Rather, the most relevant knowledge is already baked into what policymakers are reading. William Nordhaus, Sterling Professor of Economics at Yale University, developed a leading research tool for climate change, the Dynamic Integrated Model of Climate and the Economy. The latest hot papers may not add much to the big picture, which Nordhaus described in his 2013 book Climate Casino as stunning in its simplicity: “It is that the average temperature of the earth changes with the relative concentration of CO2 in the atmosphere.”

Such clarity, however, doesn't help with the additional problem underlying many proposals to advance the Paris accord. Scenarios generated by climate researchers have to start somewhere, and most begin with a false assumption - that the world has a universal carbon price, or an amount above the market cost of coal, gas, or oil that factors in future damage, according to a commentary this month in Nature Climate Change.

There are regional carbon prices, such as those imposed in the European Union, and sub-national ones, like those of California or British Columbia. Some are market-based and allow emissions-permit trading. Others are just taxes. Imposing a global carbon price like these wasn’t even on the table in Paris.

The Intergovernmental Panel on Climate Change looked at 116 scenarios that might keep the world under the 2 degrees-centigrade threshold, wrote Glen Peters, of the Centre for Climate and Environmental Research in Oslo. Seventy-six of those assume “globally uniform carbon prices in 2010.” Twenty-four simulate a global price beginning in 2020, and 15 anticipate one in 2030.

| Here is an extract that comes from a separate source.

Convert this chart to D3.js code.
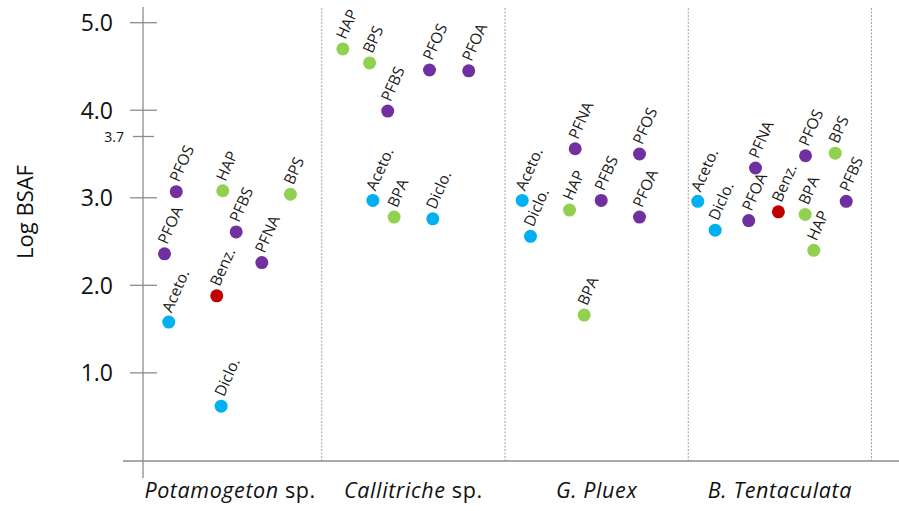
<!DOCTYPE html>
<html><head><meta charset="utf-8">
<script src="https://cdn.jsdelivr.net/npm/d3@7"></script>
<style>body{margin:0;background:#fff}svg{display:block}</style>
</head><body><svg id="c" width="899" height="511"></svg>
<script>
// ---- data ----
const groups = ["Potamogeton sp.", "Callitriche sp.", "G. Pluex", "B. Tentaculata"];
const majorTicks = [1, 2, 3, 4, 5];
const majorTickLabels = ["1.0", "2.0", "3.0", "4.0", "5.0"];
const minorTicks = [3.7];
const minorTickLabels = ["3.7"];

const potNames   = ["PFOA", "PFOS", "Aceto.", "Benz.", "Diclo.", "HAP", "PFBS", "PFNA", "BPS"];
const potValues  = [2.36, 3.07, 1.58, 1.88, 0.62, 3.08, 2.61, 2.26, 3.04];
const potOffsets = [0.142, 0.206, 0.165, 0.427, 0.451, 0.460, 0.533, 0.673, 0.829];

const calNames   = ["HAP", "BPS", "PFBS", "PFOS", "PFOA", "Aceto.", "BPA", "Diclo."];
const calValues  = [4.70, 4.54, 3.99, 4.46, 4.45, 2.97, 2.78, 2.76];
const calOffsets = [0.115, 0.261, 0.360, 0.588, 0.802, 0.279, 0.395, 0.606];

const gplNames   = ["Aceto.", "Diclo.", "HAP", "PFNA", "PFBS", "PFOS", "PFOA", "BPA"];
const gplValues  = [2.97, 2.56, 2.86, 3.56, 2.97, 3.50, 2.78, 1.66];
const gplOffsets = [0.094, 0.139, 0.352, 0.383, 0.525, 0.734, 0.734, 0.432];

const btnNames   = ["Aceto.", "Diclo.", "PFOA", "PFNA", "Benz.", "PFOS", "BPA", "HAP", "BPS", "PFBS"];
const btnValues  = [2.96, 2.63, 2.74, 3.34, 2.84, 3.48, 2.81, 2.40, 3.51, 2.96];
const btnOffsets = [0.052, 0.147, 0.330, 0.367, 0.492, 0.640, 0.638, 0.685, 0.802, 0.862];

const pfasCompounds = ["PFOA", "PFOS", "PFBS", "PFNA"];
const bisphenolCompounds = ["HAP", "BPS", "BPA"];
const pharmaCompounds = ["Aceto.", "Diclo."];
const otherCompounds = ["Benz."];

// ---- build ----
const seriesNames = [potNames, calNames, gplNames, btnNames];
const seriesValues = [potValues, calValues, gplValues, btnValues];
const seriesOffsets = [potOffsets, calOffsets, gplOffsets, btnOffsets];
const points = [];
groups.forEach((g, gi) => {
  seriesNames[gi].forEach((n, i) => points.push({group: g, name: n, value: seriesValues[gi][i], off: seriesOffsets[gi][i]}));
});
function colorOf(n) {
  if (pfasCompounds.includes(n)) return "#7030A0";
  if (bisphenolCompounds.includes(n)) return "#92D050";
  if (pharmaCompounds.includes(n)) return "#00B0F0";
  return "#C00000";
}

const svg = d3.select("#c");
const FONT = "'Open Sans', Lato, sans-serif";
const axisX = 143, baseY = 461;

const x = d3.scaleBand().domain(groups).range([138.5, 871.5]).paddingInner(0).paddingOuter(0);
const y = d3.scaleLinear().domain([0, 5]).range([460.4, 22.7]);

// separators (dotted)
svg.append("g").selectAll("line").data(groups).join("line")
  .attr("x1", d => x(d) + x.bandwidth()).attr("x2", d => x(d) + x.bandwidth())
  .attr("y1", 8).attr("y2", baseY)
  .attr("stroke", "#a0a0a0").attr("stroke-width", 1).attr("stroke-dasharray", "2,1.5");

// base line
svg.append("line").attr("x1", 123).attr("x2", 899).attr("y1", baseY).attr("y2", baseY)
  .attr("stroke", "#8c8c8c").attr("stroke-width", 1.3);
// y axis line
svg.append("line").attr("x1", axisX).attr("x2", axisX).attr("y1", 7).attr("y2", 478)
  .attr("stroke", "#8c8c8c").attr("stroke-width", 1.3);

// major ticks
const gt = svg.append("g");
gt.selectAll("line").data(majorTicks).join("line")
  .attr("x1", 130).attr("x2", 157).attr("y1", d => y(d)).attr("y2", d => y(d))
  .attr("stroke", "#8c8c8c").attr("stroke-width", 1.3);
gt.selectAll("text").data(majorTicks).join("text")
  .attr("x", 113).attr("y", d => y(d)).attr("dy", "0.36em")
  .attr("text-anchor", "end").attr("font-family", FONT).attr("font-size", 23).attr("fill", "#111")
  .text((d, i) => majorTickLabels[i]);
// minor ticks
const gm = svg.append("g");
gm.selectAll("line").data(minorTicks).join("line")
  .attr("x1", 133).attr("x2", 154).attr("y1", d => y(d)).attr("y2", d => y(d))
  .attr("stroke", "#8c8c8c").attr("stroke-width", 1.3);
gm.selectAll("text").data(minorTicks).join("text")
  .attr("x", 124).attr("y", d => y(d)).attr("dy", "0.36em")
  .attr("text-anchor", "end").attr("font-family", FONT).attr("font-size", 14).attr("fill", "#111")
  .text((d, i) => minorTickLabels[i]);

// y title
svg.append("text").attr("transform", "translate(33,212) rotate(-90)")
  .attr("text-anchor", "middle").attr("font-family", FONT).attr("font-size", 22).attr("fill", "#111")
  .text("Log BSAF");

// x labels
const xl = svg.append("g").selectAll("text").data(groups).join("text")
  .attr("x", d => x(d) + x.bandwidth() / 2).attr("y", 498)
  .attr("text-anchor", "middle").attr("font-family", FONT).attr("font-size", 21.5)
  .attr("letter-spacing", 0.6).attr("fill", "#111");
xl.each(function(d) {
  const t = d3.select(this);
  const m = d.match(/^(.*?)( sp\.)$/);
  if (m) {
    t.append("tspan").attr("font-style", "italic").text(m[1]);
    t.append("tspan").text(m[2]);
  } else {
    t.append("tspan").attr("font-style", "italic").text(d);
  }
});

// points
const cx = d => x(d.group) + d.off * x.bandwidth();
const pg = svg.append("g").selectAll("g").data(points).join("g")
  .attr("transform", d => `translate(${cx(d)},${y(d.value)})`);
pg.append("circle").attr("r", 6.5).attr("fill", d => colorOf(d.name));
pg.append("text").attr("transform", "rotate(-66)")
  .attr("x", 9).attr("y", -1)
  .attr("font-family", FONT).attr("font-size", 15.5).attr("fill", "#1a1a1a")
  .text(d => d.name);
</script></body></html>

While the accord signed this week at the UN will carry significant geopolitical weight, Peters warns that future climate projections must reflect the real world. How easy (or difficult) is it to actually build nuclear plants? What if catching and storing carbon dioxide from coal-plant flues never works? How likely are politicians to adopt aggressive policies that work? Peters suggests the IPCC focus on key research gaps. Nations need a way to measure global temperature rise as the Paris accord is implemented. Scientists and engineers need to go all-in on researching technologies that can remove carbon dioxide from the air directly. Simulating how the global economy will react to diminished use of fossil fuel is useful, but it would be helped if “political feasibility and social acceptability” were more clearly written into the models.

“There is an urgent need for scenarios based on more realistic policy assumptions,” Peters wrote.